After slothing this morning, reading the Globe and Mail (see previous post), the d's and I went for a brisk walk in Mt. Doug park. No camera this time, as it was cold and I didn't have a lot of time, but I saw many things that I would photograph if I had nano-camera things in my brain:
  • sun slanting through the forest

  • a robin perched on a tree in the sunshine, his red breast in full spring plumage gleaming in the patch of sunlight.
  • carpets of erythroniums, little pale lanterns on the forest floor

  • three trilliums

  • my dear dogs, snuffling and padding through the paths, looking back at me companionably, waving their tails gently


  • Speaking of dear dogs, my dear elder dog became temporarily lost, when I was walking downhill and very pleased to be able to go quickly and he got left behind. I suddenly realized he wasn't with me. Robinson, meanwhile, had run quite a long way up ahead, so I had to wait while I called him back, all the time imagining Cholmondeley careening off into the bush, never to be seen again. When I turned back, I met another couple of dog walkers, who told me they had seen a brown beardie "way back there" looking lost, and my heart sank. I told Robinson to "speak" and he barked happily (Chums is quite deaf, but does seem to be able to hear R. barking), then sent R up ahead with instructions to "find" Cholmondely. A few minutes passed, then Cholmondeley hove into sight, quite obviously lost and distressed, but Robinson caught up with him and brought him to me. The dear boy was thrilled to see me. I snapped his leash on him and he walked happily beside me the rest of the way back, looking up from time to time as if to reassure himself that I was there, at the end of the leash. Another nice thing to remember - his face looking up at me.

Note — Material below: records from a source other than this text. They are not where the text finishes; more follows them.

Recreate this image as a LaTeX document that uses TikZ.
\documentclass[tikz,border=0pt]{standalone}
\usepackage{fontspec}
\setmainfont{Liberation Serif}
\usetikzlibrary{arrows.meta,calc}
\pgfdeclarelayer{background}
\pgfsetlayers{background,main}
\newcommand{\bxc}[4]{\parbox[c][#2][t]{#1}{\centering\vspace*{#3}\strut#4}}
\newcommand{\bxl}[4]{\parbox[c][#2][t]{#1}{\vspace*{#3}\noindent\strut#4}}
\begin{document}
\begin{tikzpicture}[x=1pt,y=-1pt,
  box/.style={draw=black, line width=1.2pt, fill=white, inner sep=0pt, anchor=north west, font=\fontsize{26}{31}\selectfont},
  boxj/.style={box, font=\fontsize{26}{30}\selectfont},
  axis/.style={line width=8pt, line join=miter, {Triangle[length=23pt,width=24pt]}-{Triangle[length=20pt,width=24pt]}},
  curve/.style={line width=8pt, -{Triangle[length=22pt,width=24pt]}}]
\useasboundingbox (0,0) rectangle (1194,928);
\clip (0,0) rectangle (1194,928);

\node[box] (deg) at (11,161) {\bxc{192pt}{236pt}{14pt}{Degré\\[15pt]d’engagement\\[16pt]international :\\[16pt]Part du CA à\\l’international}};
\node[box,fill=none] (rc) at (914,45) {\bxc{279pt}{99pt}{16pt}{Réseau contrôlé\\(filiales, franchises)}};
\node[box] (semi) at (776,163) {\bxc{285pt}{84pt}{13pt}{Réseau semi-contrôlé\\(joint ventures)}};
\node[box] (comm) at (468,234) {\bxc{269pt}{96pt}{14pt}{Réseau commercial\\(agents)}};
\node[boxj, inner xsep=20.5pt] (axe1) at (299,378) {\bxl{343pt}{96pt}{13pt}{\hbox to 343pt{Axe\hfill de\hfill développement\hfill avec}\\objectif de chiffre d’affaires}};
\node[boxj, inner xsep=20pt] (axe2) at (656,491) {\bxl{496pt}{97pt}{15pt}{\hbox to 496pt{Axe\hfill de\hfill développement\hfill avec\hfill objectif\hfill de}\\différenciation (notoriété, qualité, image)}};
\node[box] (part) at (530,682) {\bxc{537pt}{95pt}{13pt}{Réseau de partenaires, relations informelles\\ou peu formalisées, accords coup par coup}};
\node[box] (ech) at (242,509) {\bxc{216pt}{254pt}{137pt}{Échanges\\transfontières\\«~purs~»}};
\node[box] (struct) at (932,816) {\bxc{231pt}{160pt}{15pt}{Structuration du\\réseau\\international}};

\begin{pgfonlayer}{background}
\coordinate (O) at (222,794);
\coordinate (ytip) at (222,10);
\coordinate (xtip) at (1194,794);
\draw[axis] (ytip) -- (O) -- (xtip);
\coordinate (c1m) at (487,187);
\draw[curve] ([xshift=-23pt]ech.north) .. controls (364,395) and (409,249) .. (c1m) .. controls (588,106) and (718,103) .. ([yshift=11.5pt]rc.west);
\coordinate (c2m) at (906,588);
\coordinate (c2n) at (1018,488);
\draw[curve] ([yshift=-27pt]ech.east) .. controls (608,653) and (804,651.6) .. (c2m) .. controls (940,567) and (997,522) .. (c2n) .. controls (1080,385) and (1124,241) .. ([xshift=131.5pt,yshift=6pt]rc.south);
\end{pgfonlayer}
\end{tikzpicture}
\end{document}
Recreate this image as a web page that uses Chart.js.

    This afternoon, I went downtown and met my friend mkb, over from Vancouver for a court case tomorrow. We poked around Munro's, then I went to a photo store and bought myself a gorillapod for my trip, then we had coffee and chatted.

    This evening, I have fresh halibut, leeks and left-over scalloped potatoes for supper and the new James Bond to watch. All in all, a very pleasant day. and only two weeks left of term... yay

    Comments

    ( 5 comments — Leave a comment )
    brinian
    Apr. 2nd, 2007 02:23 am (UTC)
    I often use one dog barking to get the older one to come back to me. Lady used to get 'lost' if she got too far away and couldn't see me. Colton is starting to do that recently. Yesterday, I had Colton bark for Shiloh, the Flatcoat I was walking. Brin doesn't have 'talk to me' on command yet, but it's something I have to teach him soon. Neither of mine will 'find' the other one, but if I tell them to go 'jump on (name's) head', they do go run off after the other (evil grin)
    intertext
    Apr. 2nd, 2007 06:00 am (UTC)
    "speak" on command is quite useful! I have both dogs trained to respond to hand signals, and it's rather nice when I have an undesirable person at the door to be able to signal to the dogs to bark without my voice being heard *grin* I like the "jump on ... head" command! somewhat unconventional but effective :)
    countrygardener
    Apr. 2nd, 2007 05:13 am (UTC)
    I know how scary it can be to lose one. These two are Malamutes, and they both run away when given the opportunity. They always manage to find their way home, but their adventures often last a terrifying two or three hours.
    intertext
    Apr. 2nd, 2007 06:04 am (UTC)
    I've had terriers whose mission in life - like prisoners of war - was to escape. We had one who used to go off with the postman, and come back the next morning! And another disappeared once on moving day and didn't return home until midnight. Chums has always been on about a 50 foot invisible bungie cord with me, though - he hates to be separated from me. I think I'm going to have to keep him on leash now when there's any risk of him getting lost or left behind.
    lidocafe
    Apr. 3rd, 2007 03:43 am (UTC)
    Aww, I can picture him gratefully looking up at you. I probably take my life in my hands here when I say that I am not a dog-person (I don't dislike dogs; I just don't fancy taking one on). But one thing that always clutches at my heart is the way dogs look at their caregivers. Nothing says "Where did she go?" or "I think she's coming!" or "Thanks for coming back!" or "Let's go this way, shall we?" like the face of a dog!